[In January 2003 I accompanied an expedition that was conducting a survey of river dolphins on a stretch of the Mekong River in Cambodia. The expedition was led by Isabel Beasley, who was then a PhD student specializing on Orcaella brevirostris: also known as the ‘Irrawaddy Dolphin’ this species is found in many Asian river systems and deltas. The journal I kept during the expedition will appear on this site as a continuous series of posts. This is part 13 of the series.]
When we turned into the hospital I had an extraordinarily vivid recollection of visits to upcountry Cambodian hospitals in Jan 1993. They were nothing more than jumbles of dilapidated shacks; the wards were crammed with people; the stench was unbelievable. They were like something from Inferno.
To my astonishment, the Kratie hospital was freshly painted, as bright as a new coin. It’s a cheerful provincial hospital. Compared to its Indian counterparts it looks almost First world.
The interior didn’t quite match the exterior, but it was still a great improvement on the rural hospitals of Cambodia in 1993. Patients were squirming on rather dirty-looking beds, with their families camped around them. There was only one nurse on duty and she seemed a little flustered and uncertain. She led us into an emergency ward and had a look at Isabel’s wounds. Where was the doctor? The wound on Isabel’s wrist definitely needed stitches and I couldn’t see that this nurse would be able to do the job. The doctor was away at a wedding, the nurse said. What about the other doctors? They were all at the wedding. Could they be called? The nurse wasn’t sure; she disappeared for a bit. In the meanwhile Isabel sat on the operating table, holding her wrist, obviously in great pain. Yet she was completely composed, smiling. The entire ward had crowded around the door to watch, and Isabel had a smile for everyone.

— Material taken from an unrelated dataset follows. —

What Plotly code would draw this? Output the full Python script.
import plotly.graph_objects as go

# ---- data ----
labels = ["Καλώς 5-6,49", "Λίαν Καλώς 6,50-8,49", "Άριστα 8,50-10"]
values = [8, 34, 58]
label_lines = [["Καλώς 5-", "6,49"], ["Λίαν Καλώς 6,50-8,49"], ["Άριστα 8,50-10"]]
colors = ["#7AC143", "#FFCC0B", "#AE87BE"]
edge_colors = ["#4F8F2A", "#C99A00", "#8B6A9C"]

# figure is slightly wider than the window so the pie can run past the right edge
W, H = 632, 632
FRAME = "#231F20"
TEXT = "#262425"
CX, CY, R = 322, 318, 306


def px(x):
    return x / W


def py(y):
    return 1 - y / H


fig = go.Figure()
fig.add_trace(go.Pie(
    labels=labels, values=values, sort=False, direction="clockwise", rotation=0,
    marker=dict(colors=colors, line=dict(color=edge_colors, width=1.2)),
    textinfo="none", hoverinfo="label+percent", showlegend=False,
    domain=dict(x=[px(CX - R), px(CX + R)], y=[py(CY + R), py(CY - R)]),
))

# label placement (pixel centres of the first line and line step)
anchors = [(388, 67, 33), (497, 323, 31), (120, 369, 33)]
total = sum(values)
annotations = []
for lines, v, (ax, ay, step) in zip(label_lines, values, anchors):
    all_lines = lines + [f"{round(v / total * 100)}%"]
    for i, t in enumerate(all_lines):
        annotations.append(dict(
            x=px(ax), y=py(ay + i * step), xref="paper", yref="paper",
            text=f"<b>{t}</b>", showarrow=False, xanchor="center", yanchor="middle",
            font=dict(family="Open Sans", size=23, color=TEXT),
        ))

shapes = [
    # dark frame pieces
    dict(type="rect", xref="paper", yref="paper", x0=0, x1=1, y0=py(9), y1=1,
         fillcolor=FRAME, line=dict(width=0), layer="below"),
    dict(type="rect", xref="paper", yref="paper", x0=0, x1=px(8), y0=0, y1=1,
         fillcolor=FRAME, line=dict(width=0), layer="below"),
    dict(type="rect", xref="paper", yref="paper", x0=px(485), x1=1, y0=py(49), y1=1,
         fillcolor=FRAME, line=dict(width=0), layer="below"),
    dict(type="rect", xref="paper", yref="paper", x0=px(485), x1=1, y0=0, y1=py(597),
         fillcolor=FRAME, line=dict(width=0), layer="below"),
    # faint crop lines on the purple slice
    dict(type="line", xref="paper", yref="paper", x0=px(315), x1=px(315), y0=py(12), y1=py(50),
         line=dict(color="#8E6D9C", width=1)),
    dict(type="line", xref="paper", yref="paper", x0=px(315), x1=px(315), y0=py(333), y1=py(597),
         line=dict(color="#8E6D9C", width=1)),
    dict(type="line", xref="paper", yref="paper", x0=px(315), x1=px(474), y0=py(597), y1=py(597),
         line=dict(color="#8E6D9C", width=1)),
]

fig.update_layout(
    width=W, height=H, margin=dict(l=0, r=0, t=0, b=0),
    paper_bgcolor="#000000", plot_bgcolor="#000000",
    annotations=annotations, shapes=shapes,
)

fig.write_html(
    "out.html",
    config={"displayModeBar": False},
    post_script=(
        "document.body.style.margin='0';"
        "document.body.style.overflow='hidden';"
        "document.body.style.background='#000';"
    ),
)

We called an American vet who lives here in Kratie. He was clearly not interested in getting involved. ‘Oh just get some stitches and get outta there.’ The problem was that there was no one to do the stitching. I told him that we were kinda hoping that he’d do it. ‘I don’t work on humans; just haven’t worked on humans much; she’ll be fine there. They’ll stitch her up.’

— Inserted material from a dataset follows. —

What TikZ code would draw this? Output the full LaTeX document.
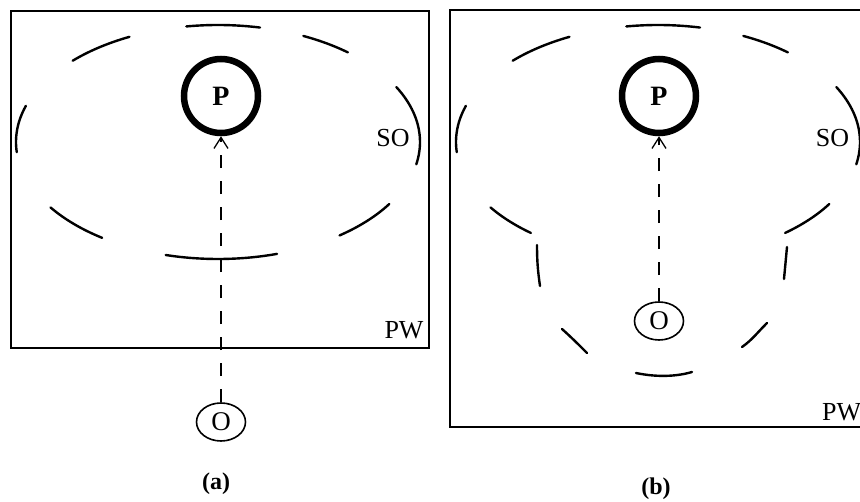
\documentclass[tikz,border=0pt]{standalone}
\usepackage{fontspec}
\setmainfont{Liberation Serif}
\usetikzlibrary{shapes.geometric,arrows.meta}
\newcommand\drawsoarc[3]{\draw[sodash, variable=\t, domain=#2:#3, samples=25, smooth] plot ({#1+202*cos(\t)},{142-117*sin(\t)});}
\begin{document}
\begin{tikzpicture}[x=1pt,y=-1pt,
  frame/.style={line width=2pt},
  sodash/.style={line width=2.4pt, line cap=round},
  pnode/.style={circle, draw, line width=6.5pt, minimum size=74pt, inner sep=0pt, font=\fontsize{28}{30}\selectfont\bfseries},
  onode/.style={ellipse, draw, line width=1.6pt, minimum width=49pt, minimum height=38pt, inner sep=0pt, font=\fontsize{27}{30}\selectfont},
  txt/.style={inner sep=0pt, font=\fontsize{26}{30}\selectfont},
  panellabel/.style={inner sep=0pt, font=\fontsize{24}{28}\selectfont\bfseries},
  link/.style={line width=1.3pt, dash pattern=on 13pt off 13pt, -{Straight Barb[length=11pt,width=14pt,line width=1.3pt]}}
]
\useasboundingbox (0,0) rectangle (860,502);
\clip (0,0) rectangle (860,502);

% ---------- panel (a) ----------
\draw[frame] (11,11) rectangle (429,348);
\drawsoarc{218}{78}{99}
\drawsoarc{218}{116}{136}
\drawsoarc{218}{50}{65}
\drawsoarc{218}{162}{185}
\drawsoarc{218}{-11}{28}
\drawsoarc{218}{214}{235}
\drawsoarc{218}{307}{328}
\drawsoarc{218}{255}{287}
\node[pnode] (Pa) at (221,96) {P};
\node[onode] (Oa) at (221,422) {O};
\node[txt, anchor=base] (SOa) at (393,147) {SO};
\node[txt, anchor=base] (PWa) at (404,339) {PW};
\node[panellabel] (La) at (216,484) {(a)};
\draw[link] (Oa.north) -- (Pa.south);

% ---------- panel (b) ----------
\draw[frame] (450,10) rectangle (868,427);
\drawsoarc{658}{78}{99}
\drawsoarc{658}{116}{136}
\drawsoarc{658}{50}{65}
\drawsoarc{658}{162}{185}
\drawsoarc{658}{-11}{28}
\drawsoarc{658}{214}{231}
\drawsoarc{658}{309}{328}
\draw[sodash] (537,245) to[bend right=4] (540,286);
\draw[sodash] (787,247) -- (784,279);
\draw[sodash] (562,329) .. controls (572,338) and (578,344) .. (587,353);
\draw[sodash] (767,323) .. controls (757,333) and (752,340) .. (742,347);
\draw[sodash] (636,373) .. controls (655,377) and (675,377) .. (692,372);
\node[pnode] (Pb) at (659,96) {P};
\node[onode] (Ob) at (659,321) {O};
\node[txt, anchor=base] (SOb) at (832.5,147) {SO};
\node[txt, anchor=base west] (PWb) at (822,421) {PW};
\node[panellabel] (Lb) at (656,489) {(b)};
\draw[link] (Ob.north) -- (Pb.south);
\end{tikzpicture}
\end{document}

Various nurses wandered in and out offering bits of advice. One said that dog-inflicted wounds couldn’t be stitched; another said that the doctors weren’t going to leave the wedding to do the stitches… There was no one to translate and we couldn’t make ourselves understood. Then, at last, one of Isabel’s Cambodian colleagues arrived. Suddenly, with the circuitry of language in place, things began to move. A nurse practitioner appeared and was attested to be an expert at stitching; even the doctors left the stitching to her we were told.
Isabel was given some local anesthetic and then the nurse took out an evil-looking curved needle and some thick black gut. She thrust the needle into Isabel’s wrist as if she were trying to hook a fish – jabbing, pushing, grunting. For a moment I thought I was going to be sick, but Isabel sat through it without any fuss. Her teeth was clenched and she was muttering under her breath, but her composure remained intact through all of it. After the stitching was over she got up and walked out and even arranged a payment for nurses ($20). I thought of George Orwell’s ‘Shooting an Elephant’.
Then we went looking for a tetanus shot: this we were told, had to be administered by a private doctor. At this point, we weren’t concerned about rabies shots at all – because Isabel had been inoculated against rabies six years ago, when she was working with bats in New Zealand. The dog had also been inoculated against rabies, so that seemed to be taken care of. So it was tetanus that was the immediate concern when we looking for the private doctor’s home. Alas, he too was away at the wedding. We left a message with his family and came back to the house.